Lesson 1: Definitions
Objectives
- Understand the basic vocabulary of machine learning.
- Learn what data, features, and labels are.
- Differentiate between an algorithm and a model.
Concept(s)
Before we can dive into building machine learning models, we need to learn some basic vocabulary. These are the building blocks of machine learning.
Data
Data is the foundation of machine learning. It’s the information that we feed into our machine learning models. Data can be anything from a collection of pictures, to a list of numbers, to a bunch of text.
For example, if we want to build a model that can tell the difference between cats and dogs, our data would be a collection of pictures of cats and dogs.
Features
Features are the individual properties or characteristics of our data. They are the things that our machine learning model will use to make predictions.
In our cat and dog example, the features could be things like:
- The color of the animal’s fur
- The shape of its ears
- The length of its tail
- Its weight
We can represent our features as a set of numbers. For example, we could represent the color of the fur with a number (e.g., 1 for brown, 2 for black, 3 for white).
Labels
A label is the answer that we want our machine learning model to predict. It’s what we are trying to figure out.
In our cat and dog example, the label would be whether the picture is of a “cat” or a “dog”. We would go through our data and label each picture with the correct answer. This is called “labeled data”.
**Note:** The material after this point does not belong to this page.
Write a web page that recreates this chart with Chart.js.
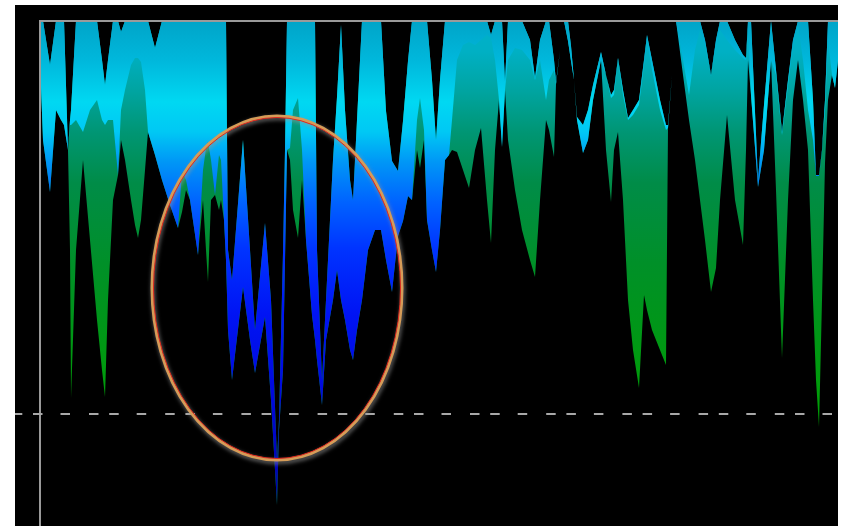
<!DOCTYPE html>
<html><head><meta charset="utf-8">
<script src="https://cdn.jsdelivr.net/npm/chart.js@4.4.1/dist/chart.umd.min.js"></script>
<style>
html,body{margin:0;padding:0;background:#fff;}
#wrap{position:absolute;left:15px;top:5px;width:823px;height:521px;background:#000;}
canvas{display:block;}
</style></head>
<body>
<div id="wrap"><canvas id="c" width="823" height="521"></canvas></div>
<script>
// Sample positions along the time axis
const timeIdx = [
  0,3,10,16,21,24,28,30,31,36,
  43,50,57,62,65,68,73,78,81,85,
  91,95,98,101,105,108,115,122,130,138,
  142,146,150,158,163,166,168,171,175,179,
  181,184,186,188,192,203,210,215,225,231,
  237,239,243,245,247,250,253,258,262,266,
  272,275,277,282,286,293,297,301,305,310,313,
  317,322,328,335,341,346,352,358,363,368,
  372,377,380,384,387,392,396,400,405,409,
  412,417,423,429,435,441,447,451,455,459,
  462,465,468,475,482,490,495,500,506,509,
  514,516,520,524,528,531,534,537,543,548,
  553,561,566,571,574,578,583,588,593,599,
  604,607,612,620,626,628,632,636,643,649,
  655,660,665,671,676,680,687,695,703,706,
  708,711,718,724,731,736,742,748,753,758,
  763,768,773,776,779,782,785,788,792,795,
  798];
// Upper edge of the band (depth below the top line)
const topDepth = [
  0,0,44,0,0,0,129,99,89,0,
  0,0,0,39,64,39,0,0,11,0,
  0,0,0,0,0,0,27,0,0,0,
  0,0,0,0,0,0,0,0,0,0,
  0,0,0,229,259,119,229,309,202,279,
  439,399,232,129,0,0,0,0,0,0,
  0,0,229,359,279,139,76,4,89,159,179,
  99,0,0,0,0,90,140,150,100,40,
  0,0,0,0,0,59,119,59,0,0,
  0,0,0,0,0,0,0,14,0,0,
  0,61,0,0,0,19,57,19,0,0,
  39,61,30,0,0,25,59,96,104,89,
  64,31,54,74,69,37,69,97,89,79,
  39,14,39,79,104,104,54,0,0,0,
  0,0,19,54,19,0,0,19,34,37,
  0,0,159,84,0,49,111,59,19,0,
  0,0,79,154,154,129,79,0,0,0,
  0];
// Lower edge of the cyan/blue series
const blueDepth = [
  39,119,171,89,99,104,129,104,104,99,
  111,89,79,99,104,99,99,154,89,69,
  44,37,37,41,69,111,134,159,184,207,
  151,159,179,234,149,127,121,139,174,134,
  139,199,239,309,359,266,319,352,296,379,
  484,409,349,239,129,127,89,77,129,219,
  294,319,339,384,319,279,249,279,299,329,339,
  309,279,229,209,209,239,271,215,200,175,
  179,99,77,109,199,229,251,209,139,134,
  99,39,24,21,24,19,14,17,39,79,
  126,69,39,27,29,39,59,39,79,59,
  49,63,30,0,20,40,59,99,132,119,
  79,39,54,77,74,39,74,99,94,84,
  44,19,49,89,109,107,54,0,39,74,
  29,9,24,55,24,9,19,29,37,39,
  9,74,166,129,39,54,114,64,24,4,
  39,89,119,155,155,131,89,19,54,67,
  39];
// Lower edge of the green series
const greenDepth = [
  39,119,171,89,99,104,129,229,377,229,
  139,219,299,349,376,279,179,154,119,139,
  179,204,217,199,149,111,134,159,184,207,
  191,169,179,234,179,229,261,179,174,189,
  179,199,239,309,359,266,319,352,296,379,
  484,409,349,239,129,139,189,217,159,219,
  294,319,339,384,319,279,249,279,299,329,339,
  309,279,229,209,209,239,271,215,200,175,
  179,129,147,119,199,229,251,209,139,134,
  129,131,149,167,129,107,179,222,129,79,
  126,69,119,169,209,239,256,179,99,109,
  136,63,30,0,20,40,59,99,132,119,
  79,39,129,181,129,111,179,279,329,367,
  274,289,309,329,344,107,54,0,54,99,
  139,179,219,271,247,179,94,179,224,129,
  39,74,166,129,39,169,337,179,79,39,
  79,129,279,359,406,279,142,79,54,67,
  39];

const markerTime = 237, markerDepth = 267, markerHalfWidth = 125, markerHalfDepth = 172;
const referenceDepth = 393;

const pts = (v) => timeIdx.map((x, i) => ({x, y: v[i]}));

function gradFor(chart, stops) {
  const a = chart.chartArea;
  if (!a) return null;
  const g = chart.ctx.createLinearGradient(0, a.top, 0, a.bottom);
  stops.forEach(s => g.addColorStop(s[0], s[1]));
  return g;
}
const blueStops = [[0,'#00a4c8'],[0.08,'#00b8dc'],[0.16,'#00d8f2'],[0.22,'#00c8f4'],[0.28,'#0096f6'],[0.36,'#0062ff'],[0.45,'#0034ff'],[0.58,'#0014f4'],[0.75,'#0008da'],[1,'#000098']];
const greenStops = [[0,'#00b0cc'],[0.06,'#00b0c4'],[0.14,'#00a4a0'],[0.22,'#009674'],[0.32,'#008c48'],[0.48,'#009028'],[0.64,'#009814'],[0.8,'#00a004'],[1,'#00a400']];

const hidden = {borderColor:'rgba(0,0,0,0)', borderWidth:0, pointRadius:0, fill:false, tension:0};

const overlay = {
  id:'overlay',
  afterDatasetsDraw(chart){
    const {ctx, chartArea:a, scales:{x,y}} = chart;
    ctx.save();
    ctx.strokeStyle = '#9a9a9a'; ctx.lineWidth = 2; ctx.setLineDash([]);
    ctx.beginPath(); ctx.moveTo(a.left - 1, a.top); ctx.lineTo(a.right, a.top); ctx.stroke();
    ctx.beginPath(); ctx.moveTo(a.left, a.top); ctx.lineTo(a.left, a.bottom); ctx.stroke();
    const ry = Math.round(y.getPixelForValue(referenceDepth));
    ctx.strokeStyle = '#a8a8a8'; ctx.lineWidth = 2;
    ctx.setLineDash([9.5,18,9.5,19,9.5,10.7]); ctx.lineDashOffset = 58.2;
    ctx.beginPath(); ctx.moveTo(0, ry); ctx.lineTo(chart.width, ry); ctx.stroke();
    ctx.setLineDash([]);
    const cx = x.getPixelForValue(markerTime), cy = y.getPixelForValue(markerDepth);
    const rx = x.getPixelForValue(markerTime + markerHalfWidth) - cx;
    const ryy = y.getPixelForValue(markerDepth + markerHalfDepth) - cy;
    ctx.shadowColor = 'rgba(150,150,150,0.85)'; ctx.shadowBlur = 4; ctx.shadowOffsetY = 2; ctx.shadowOffsetX = 1;
    ctx.strokeStyle = '#d59c58'; ctx.lineWidth = 3;
    ctx.beginPath(); ctx.ellipse(cx, cy, rx, ryy, 0, 0, Math.PI*2); ctx.stroke();
    ctx.shadowColor = 'transparent'; ctx.shadowBlur = 0; ctx.shadowOffsetY = 0; ctx.shadowOffsetX = 0;
    ctx.strokeStyle = '#e0281e'; ctx.lineWidth = 1;
    ctx.beginPath(); ctx.ellipse(cx, cy, rx-1.5, ryy-1.5, 0, 0, Math.PI*2); ctx.stroke();
    ctx.restore();
  }
};

new Chart(document.getElementById('c'), {
  type:'line',
  data:{datasets:[
    Object.assign({}, hidden, {label:'blue', data:pts(blueDepth), fill:'+1',
      backgroundColor:(c)=>gradFor(c.chart, blueStops)}),
    Object.assign({}, hidden, {label:'top', data:pts(topDepth)}),
    Object.assign({}, hidden, {label:'green', data:pts(greenDepth), fill:'-1',
      backgroundColor:(c)=>gradFor(c.chart, greenStops)})
  ]},
  options:{
    responsive:false, animation:false, devicePixelRatio:1,
    layout:{padding:{left:25, top:16, right:0, bottom:0}},
    plugins:{legend:{display:false}, tooltip:{enabled:false}},
    elements:{point:{radius:0}, line:{tension:0}},
    scales:{
      x:{type:'linear', min:0, max:798, display:false},
      y:{type:'linear', min:0, max:505, reverse:true, display:false}
    }
  },
  plugins:[overlay]
});
</script>
</body></html>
So, for each picture (our data), we would have a set of features (fur color, ear shape, etc.) and a label (“cat” or “dog”).
Algorithm vs. Model
These two terms are often used interchangeably, but they mean different things.
-
Algorithm: An algorithm is a set of rules or instructions that a machine learning model follows to learn from data. It’s like a recipe. There are many different machine learning algorithms, each with its own strengths and weaknesses. In this course, we’ll learn about several different algorithms.
-
Model: A model is what is created after you have trained an algorithm on your data. It’s the output of the machine learning algorithm. The model is what you will use to make predictions on new, unseen data. So, you use an algorithm to train a model. The model is the “thing” that does the predicting.
Think of it this way: the algorithm is the process of learning, and the model is the knowledge that is learned.
Practice
Let’s think about another example. Imagine you want to build a model to predict the price of a pizza.
- What is the data in this case?
- What are some features you could use?
- What is the label?
Think about it for a minute before looking at the answers below.
…
Answers:
- Data: A collection of information about different pizzas.
- Features: Size of the pizza, number of toppings, type of crust, etc.
- Label: The price of the pizza.
Summary
In this lesson, we learned the basic terms used in machine learning. We learned that data is the information we use, features are the characteristics of that data, and labels are what we want to predict. We also learned that an algorithm is used to train a model, which is then used to make predictions.